I decided to go (dizzy and all) to the women't s Christian conference with a group of women (imagine that). It was a 6 hour drive and the dizzy tagged along. Left Thursday a.m. returned Sat. night. Did some shopping, walked with a friend who walks slow for other health issues, so that worked out. Was dizzy while I was there; worse in the a.m. However, it was a good message through the whole conference. I found it interesting the speaker talked about using spirituality in the context of CBT (though she didn't readily say that - she described that in detail). The second day was about relatonships and it was useful as well.
NOW, getting to the crux of the story, Sat. a.m. I was very dizzy. I had to get up twice and go out.

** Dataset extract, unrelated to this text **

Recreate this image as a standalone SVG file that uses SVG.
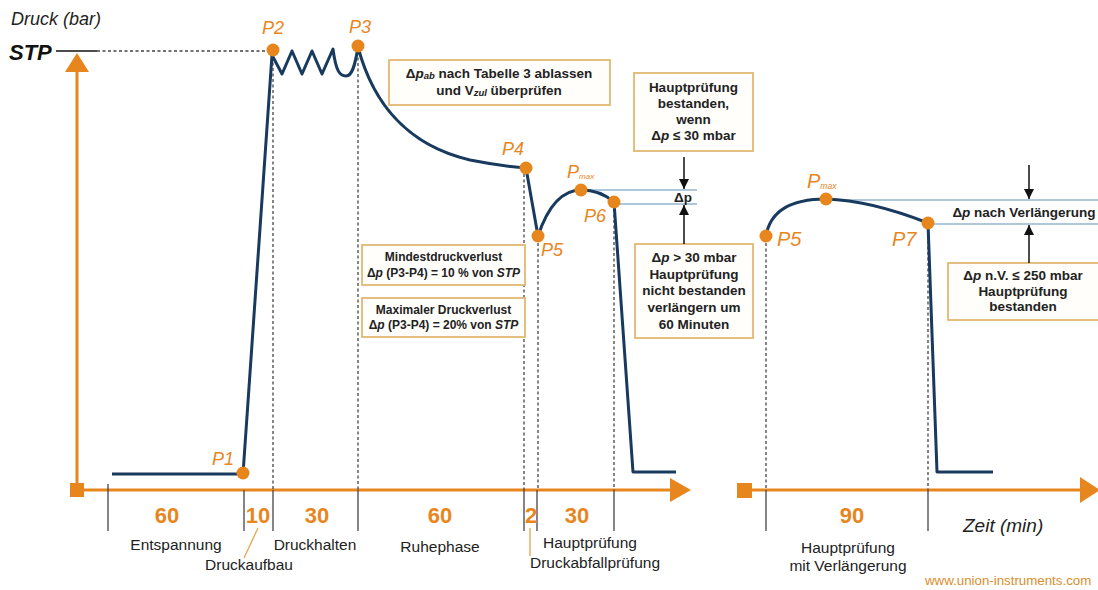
<svg xmlns="http://www.w3.org/2000/svg" width="1098" height="590" viewBox="0 0 1098 590">
<defs>
<marker id="ah" viewBox="0 0 10 10" refX="10" refY="5" markerWidth="10" markerHeight="10" markerUnits="userSpaceOnUse" orient="auto"><path d="M0,0 L10,5 L0,10 z" fill="#111"/></marker>
</defs>
<style>
.ax{stroke:#E8861E;stroke-width:3;fill:none}
.axh{fill:#E8861E}
.curve{stroke:#173A5E;stroke-width:3;fill:none;stroke-linejoin:round}
.dash{stroke:#444;stroke-width:1.3;stroke-dasharray:3 2.5;fill:none}
.tick{stroke:#444;stroke-width:1.3}
.lb{stroke:#5F8FB8;stroke-width:1.2}
.box{fill:#FFFEFB;stroke:#E2B873;stroke-width:1.8}
.bt{font-family:"Liberation Sans",Arial,sans-serif;font-weight:bold;font-size:13.5px;fill:#222;text-anchor:middle}
.st{font-size:12px}
.num{font-family:"Liberation Sans",Arial,sans-serif;font-weight:bold;font-size:22px;fill:#E8861E;text-anchor:middle}
.lab{font-family:"Liberation Sans",Arial,sans-serif;font-size:15.5px;fill:#222;text-anchor:middle}
.pl{font-family:"Liberation Sans",Arial,sans-serif;font-style:italic;font-size:18px;fill:#E8861E}
.pl2{font-size:20px}
.dot{fill:#E8861E}
.arr{stroke:#111;stroke-width:1.5;marker-end:url(#ah)}
.it{font-style:italic}
</style>
<rect width="1098" height="590" fill="#FFFFFF"/>

<g id="axes">
  <text x="11" y="25" font-family="Liberation Sans, Arial, sans-serif" font-style="italic" font-size="18" fill="#222">Druck (bar)</text>
  <text x="9" y="60" font-family="Liberation Sans, Arial, sans-serif" font-style="italic" font-weight="bold" font-size="22" fill="#111">STP</text>
  <line x1="56" y1="51" x2="97" y2="51" stroke="#111" stroke-width="1.5"/>
  <line x1="97" y1="51" x2="271" y2="51" class="dash"/>
  <line x1="77" y1="490" x2="77" y2="70" class="ax"/>
  <polygon points="65,72 89,72 77,53" class="axh"/>
  <rect x="70" y="483" width="14" height="14" class="axh"/>
  <line x1="84" y1="490" x2="672" y2="490" class="ax"/>
  <polygon points="670,478 691,490 670,502" class="axh"/>
  <rect x="737" y="483" width="15" height="15" class="axh"/>
  <line x1="752" y1="490" x2="1082" y2="490" class="ax"/>
  <polygon points="1080,477 1100,490 1080,503" class="axh"/>
  <text x="963" y="532" font-family="Liberation Sans, Arial, sans-serif" font-style="italic" font-size="19" fill="#222">Zeit (min)</text>
</g>

<g id="guides">
  <line x1="273" y1="57" x2="273" y2="490" class="dash"/>
  <line x1="358" y1="52" x2="358" y2="490" class="dash"/>
  <line x1="524" y1="174" x2="524" y2="490" class="dash"/>
  <line x1="538" y1="243" x2="538" y2="490" class="dash"/>
  <line x1="614" y1="209" x2="614" y2="490" class="dash"/>
  <line x1="766" y1="243" x2="766" y2="490" class="dash"/>
  <line x1="928" y1="230" x2="928" y2="490" class="dash"/>
  <line x1="108" y1="484" x2="108" y2="531" class="tick"/>
  <line x1="244" y1="490" x2="244" y2="531" class="tick"/>
  <line x1="273" y1="490" x2="273" y2="531" class="tick"/>
  <line x1="358" y1="490" x2="358" y2="531" class="tick"/>
  <line x1="524" y1="490" x2="524" y2="531" class="tick"/>
  <line x1="537" y1="490" x2="537" y2="531" class="tick"/>
  <line x1="614" y1="490" x2="614" y2="531" class="tick"/>
  <line x1="766" y1="490" x2="766" y2="531" class="tick"/>
  <line x1="928" y1="490" x2="928" y2="531" class="tick"/>
  <line x1="581" y1="190" x2="697" y2="190" class="lb"/>
  <line x1="614" y1="204" x2="697" y2="204" class="lb"/>
  <line x1="826" y1="200" x2="1098" y2="200" class="lb"/>
  <line x1="928" y1="224" x2="1098" y2="224" class="lb"/>
</g>

<g id="curves">
  <path class="curve" d="M112,474 L243,474 L272,55 L282,74 L292,51 L302,74 L312,51 L322,74 L333,49 C336,72 340,76 346,76 C352,76 355,66 358,47 C372,100 405,145 470,160 C500,166 515,167 526,168 L538,236 C548,206 563,190 581,190 C596,190 606,195 614,202 L633,472 L676,472"/>
  <path class="curve" d="M766,236 C770,212 790,199 826,199 C862,200 900,212 928,223 L937,472 L993,472"/>
</g>

<g id="points">
  <circle cx="243" cy="473" r="6.5" class="dot"/>
  <text x="212" y="465" class="pl">P1</text>
  <circle cx="273" cy="50" r="6.5" class="dot"/>
  <text x="262" y="34" class="pl">P2</text>
  <circle cx="358" cy="46" r="6.5" class="dot"/>
  <text x="349" y="33" class="pl">P3</text>
  <circle cx="526" cy="168" r="6.5" class="dot"/>
  <text x="502" y="155" class="pl">P4</text>
  <circle cx="538" cy="236" r="6.5" class="dot"/>
  <text x="541" y="256" class="pl">P5</text>
  <circle cx="581" cy="190" r="6.5" class="dot"/>
  <text x="567" y="178" class="pl">P<tspan font-size="8" dy="1">max</tspan></text>
  <circle cx="614" cy="202" r="6.5" class="dot"/>
  <text x="584" y="222" class="pl">P6</text>
  <circle cx="766" cy="236" r="6.5" class="dot"/>
  <text x="777" y="246" class="pl pl2">P5</text>
  <circle cx="826" cy="199" r="6.5" class="dot"/>
  <text x="807" y="188" class="pl pl2">P<tspan font-size="8.5" dy="1">max</tspan></text>
  <circle cx="928" cy="223" r="6.5" class="dot"/>
  <text x="892" y="246" class="pl pl2">P7</text>
</g>

<g id="box-ablassen">
  <rect x="389" y="60" width="221" height="45" class="box"/>
  <text x="499" y="78" class="bt">Δ<tspan class="it">p</tspan><tspan class="it" font-size="9.5" dy="1">ab</tspan><tspan dy="-1"> nach Tabelle 3 ablassen</tspan></text>
  <text x="499" y="95" class="bt">und V<tspan class="it" font-size="9.5" dy="1">zul</tspan><tspan dy="-1"> überprüfen</tspan></text>
</g>

<g id="box-bestanden">
  <rect x="634" y="73" width="119" height="78" class="box"/>
  <text x="693.5" y="92" class="bt">Hauptprüfung</text>
  <text x="693.5" y="108" class="bt">bestanden,</text>
  <text x="693.5" y="124" class="bt">wenn</text>
  <text x="693.5" y="140" class="bt">Δ<tspan class="it">p</tspan> ≤ 30 mbar</text>
</g>

<g id="box-nicht-bestanden">
  <rect x="635" y="244" width="118" height="94" class="box"/>
  <text x="694" y="262" class="bt">Δ<tspan class="it">p</tspan> &gt; 30 mbar</text>
  <text x="694" y="279" class="bt">Hauptprüfung</text>
  <text x="694" y="295" class="bt">nicht bestanden</text>
  <text x="694" y="312" class="bt">verlängern um</text>
  <text x="694" y="329" class="bt">60 Minuten</text>
</g>

<g id="box-mindest">
  <rect x="362" y="245" width="163" height="40" class="box"/>
  <text x="443.5" y="261" class="bt st">Mindestdruckverlust</text>
  <text x="443.5" y="277" class="bt st">Δ<tspan class="it">p</tspan> (P3-P4) = 10 % von <tspan class="it">STP</tspan></text>
</g>

<g id="box-maximal">
  <rect x="362" y="298" width="163" height="39" class="box"/>
  <text x="443.5" y="314" class="bt st">Maximaler Druckverlust</text>
  <text x="443.5" y="329" class="bt st">Δ<tspan class="it">p</tspan> (P3-P4) = 20% von <tspan class="it">STP</tspan></text>
</g>

<g id="box-nv">
  <rect x="948" y="263" width="160" height="57" class="box"/>
  <text x="1023" y="280" class="bt">Δ<tspan class="it">p</tspan> n.V. ≤ 250 mbar</text>
  <text x="1023" y="296" class="bt">Hauptprüfung</text>
  <text x="1023" y="311" class="bt">bestanden</text>
</g>

<g id="delta-labels">
  <text x="683" y="202" class="bt">Δp</text>
  <text x="1024" y="217" class="bt">Δ<tspan class="it">p</tspan> nach Verlängerung</text>
</g>

<g id="connectors">
  <line x1="684" y1="157" x2="684" y2="189" class="arr"/>
  <line x1="684" y1="244" x2="684" y2="205" class="arr"/>
  <line x1="1029" y1="165" x2="1029" y2="199" class="arr"/>
  <line x1="1029" y1="263" x2="1029" y2="225" class="arr"/>
  <line x1="258" y1="528" x2="244" y2="558" stroke="#E8A24A" stroke-width="1.3"/>
  <line x1="530" y1="528" x2="530" y2="556" stroke="#E8A24A" stroke-width="1.3"/>
</g>

<g id="timeline-labels">
  <text x="167" y="523" class="num">60</text>
  <text x="258" y="523" class="num">10</text>
  <text x="317" y="523" class="num">30</text>
  <text x="440" y="523" class="num">60</text>
  <text x="531" y="523" class="num">2</text>
  <text x="577" y="523" class="num">30</text>
  <text x="852" y="523" class="num">90</text>
  <text x="176" y="550" class="lab">Entspannung</text>
  <text x="249" y="570" class="lab">Druckaufbau</text>
  <text x="315" y="550" class="lab">Druckhalten</text>
  <text x="440" y="552" class="lab">Ruhephase</text>
  <text x="590" y="548" class="lab">Hauptprüfung</text>
  <text x="595" y="568" class="lab">Druckabfallprüfung</text>
  <text x="848" y="553" class="lab">Hauptprüfung</text>
  <text x="848" y="571" class="lab">mit  Verlängerung</text>
  <text x="925" y="585" font-family="Liberation Sans, Arial, sans-serif" font-size="13.3" fill="#D98E2E">www.union-instruments.com</text>
</g>
</svg>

I decided I'd not disturb those sitting around me and found this pew in the back of the church that was appr. 4' long and had the collection plates in it. I sat there with my eyes closed listening, nodding my head slightly if she said someting I agreed with, decided to shift positons and the whole pew moved and me and the collection tins flew to the floor (I only got my pride hurt). I looked up, I think that's a natural instince, and all eyes on that side of the church were on me. One of the girls I went with came and helped me, but I just wanted to laugh. I guess I was definitely "moved" by the service. And we had a blast with everyone teasing me about falling out of the church pew.
Now that doesn't make for the success story, the success story is that I, despite my dizzy, went with a group (10) of understanding/accommodating friends on a three day outing and had fun. Lots o' fun. I made myself go, despite saying the whole time, I just need to stay home, I don't want t ogo, I'm dizzy, I can't go, I won't have fun, I will just have to stay in the hotel room, I'll drag them down, they won't have fun if I go, etc. And I dispelled all those negative thoughts. This is the thrid time I've done this in the recent past and it gets easier every time.